高校3年の秋には、全国決勝のクリスマスボウルを目指して関東大会の準決勝まで勝ち進んだが、足立学園に負けて夢がついえた。そして翌春、幼いころからの悲願だったビッグベアーズに加入した。

昨秋の慶應戦がターニングポイント 自信つかむ

大学2年時には、小学生の頃から憧れていた甲子園ボウルに出場する機会も得た。キックのホルダーで試合に出たが、うれしいというよりも何もできなかった自分が悔しかったという。

2022年の甲子園ボウル。八木はキックのホルダーで試合に出場した

昨春は早々に國元が負傷し、先発で多くの試合に出た。しかし思うような結果につながらず苦しんだ。春の立教戦では3INTを喫して対立教で10年ぶりの敗北を経験。その後も上位リーグの相手には連戦連敗した。

「自信を持てたのは、秋初戦の慶應戦ですかね。オフェンスは17得点と少なかったですが、試合を壊さないで作っていくゲームが初めて出来たんです。この試合が、自分の中でターニングポイントになりました」。この頃から八木のパフォーマンスは上向いていき、存在感も確かなものになっていった。

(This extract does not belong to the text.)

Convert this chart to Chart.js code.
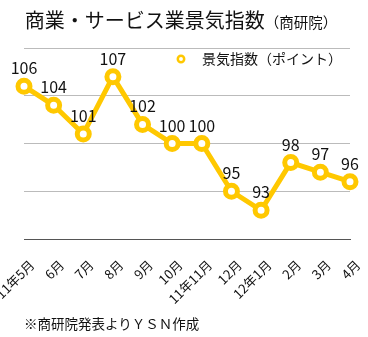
<!DOCTYPE html>
<html>
<head>
<meta charset="utf-8">
<script src="https://cdn.jsdelivr.net/npm/chart.js@4/dist/chart.umd.min.js"></script>
<style>
body { margin: 0; background: #fff; font-family: "Noto Sans CJK JP", "Noto Sans", sans-serif; }
#wrap { position: relative; width: 368px; height: 337px; overflow: hidden; }
#title {
    position: absolute; left: 0; top: 6px; width: 362px;
    text-align: center; font-size: 20px; line-height: 28px; color: #111;
}
#title small { font-size: 14.5px; }
#note {
    position: absolute; left: 24px; top: 313px;
    font-size: 13.5px; line-height: 20px; color: #111;
}
canvas { position: absolute; left: 0; top: 0; }
</style>
</head>
<body>
<div id="wrap">
    <canvas id="c" width="368" height="337"></canvas>
    <div id="title">商業・サービス業景気指数<small>（商研院）</small></div>
    <div id="note">※商研院発表よりＹＳＮ作成</div>
</div>
<script>
var months = ["11年5月", "6月", "7月", "8月", "9月", "10月", "11年11月", "12月", "12年1月", "2月", "3月", "4月"];
var index = [106, 104, 101, 107, 102, 100, 100, 95, 93, 98, 97, 96];
var seriesName = "景気指数（ポイント）";
var yellow = "#FFC800";
var fontJP = "'Noto Sans CJK JP', sans-serif";

// value labels above each point
var valueLabels = {
    id: "valueLabels",
    afterDatasetsDraw: function(chart) {
        var ctx = chart.ctx;
        var meta = chart.getDatasetMeta(0);
        ctx.save();
        ctx.font = "16px " + fontJP;
        ctx.fillStyle = "#111";
        ctx.textAlign = "center";
        ctx.textBaseline = "middle";
        meta.data.forEach(function(pt, i) {
            ctx.fillText(String(index[i]), pt.x, pt.y - 18);
        });
        ctx.restore();
    }
};

// legend sitting inside the plot, top right
var innerLegend = {
    id: "innerLegend",
    afterDatasetsDraw: function(chart) {
        var ctx = chart.ctx;
        var area = chart.chartArea;
        var label = chart.data.datasets[0].label;
        ctx.save();
        ctx.font = "14px " + fontJP;
        var w = ctx.measureText(label).width;
        var tx = area.right - 8 - w;
        var ty = area.top + 11;
        ctx.fillStyle = "#111";
        ctx.textBaseline = "middle";
        ctx.fillText(label, tx, ty);
        ctx.beginPath();
        ctx.arc(tx - 21, ty, 3.2, 0, Math.PI * 2);
        ctx.fillStyle = "#fff";
        ctx.fill();
        ctx.lineWidth = 2.5;
        ctx.strokeStyle = yellow;
        ctx.stroke();
        ctx.restore();
    }
};

new Chart(document.getElementById("c"), {
    type: "line",
    data: {
        labels: months,
        datasets: [{
            label: seriesName,
            data: index,
            borderColor: yellow,
            borderWidth: 5,
            pointRadius: 6,
            pointHoverRadius: 6,
            pointBorderWidth: 5,
            pointBackgroundColor: "#fff",
            pointBorderColor: yellow,
            tension: 0
        }]
    },
    options: {
        responsive: false,
        animation: false,
        layout: { padding: { left: 24, right: 18, top: 48, bottom: 0 } },
        plugins: {
            title: { display: false },
            tooltip: { enabled: false },
            legend: { display: false }
        },
        scales: {
            x: {
                grid: { display: false },
                border: { display: true, color: "#555", width: 1 },
                ticks: {
                    autoSkip: false,
                    maxRotation: 45,
                    minRotation: 45,
                    padding: 10,
                    labelOffset: 8,
                    color: "#111",
                    font: { size: 13, family: fontJP }
                },
                afterFit: function(s) {
                    s.height = 98;
                    s.paddingLeft = 0;
                    s.paddingRight = 0;
                }
            },
            y: {
                min: 90,
                max: 110,
                ticks: { display: false, stepSize: 5 },
                border: { display: false },
                grid: { color: "#bbb", lineWidth: 1, drawTicks: false },
                afterFit: function(s) { s.width = 0; }
            }
        }
    },
    plugins: [valueLabels, innerLegend]
});
</script>
</body>
</html>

最終学年にかける思いは、人一倍強い。「今年は自分ができることを全部やってチームに還元し、必ず日本一になりたいと強く思っています」

「オフェンスが強い早稲田」と言われる存在に

エースに就いた今年、八木は副将になった。

「チームの全員が勝つために考えて、クレバーに戦えるチームにしたいと思って立候補しました。考えることが多く難しいこともたくさんありますが、今日は冷静に戦えた部分で成果を実感できたかなと思います」

大事にしていることは、仲間の影の努力にしっかり目を向けることだ。「厳しい指摘は主将の小林(亮生、4年、早大本庄)がしてくれるので、自分は違う面で仲間を支えていければと思います。しっかりオフェンスで勝って、『オフェンスが強い早稲田』と言われる存在になりたいですね」

エース、そしてリーダーとしての覚悟は決まっている。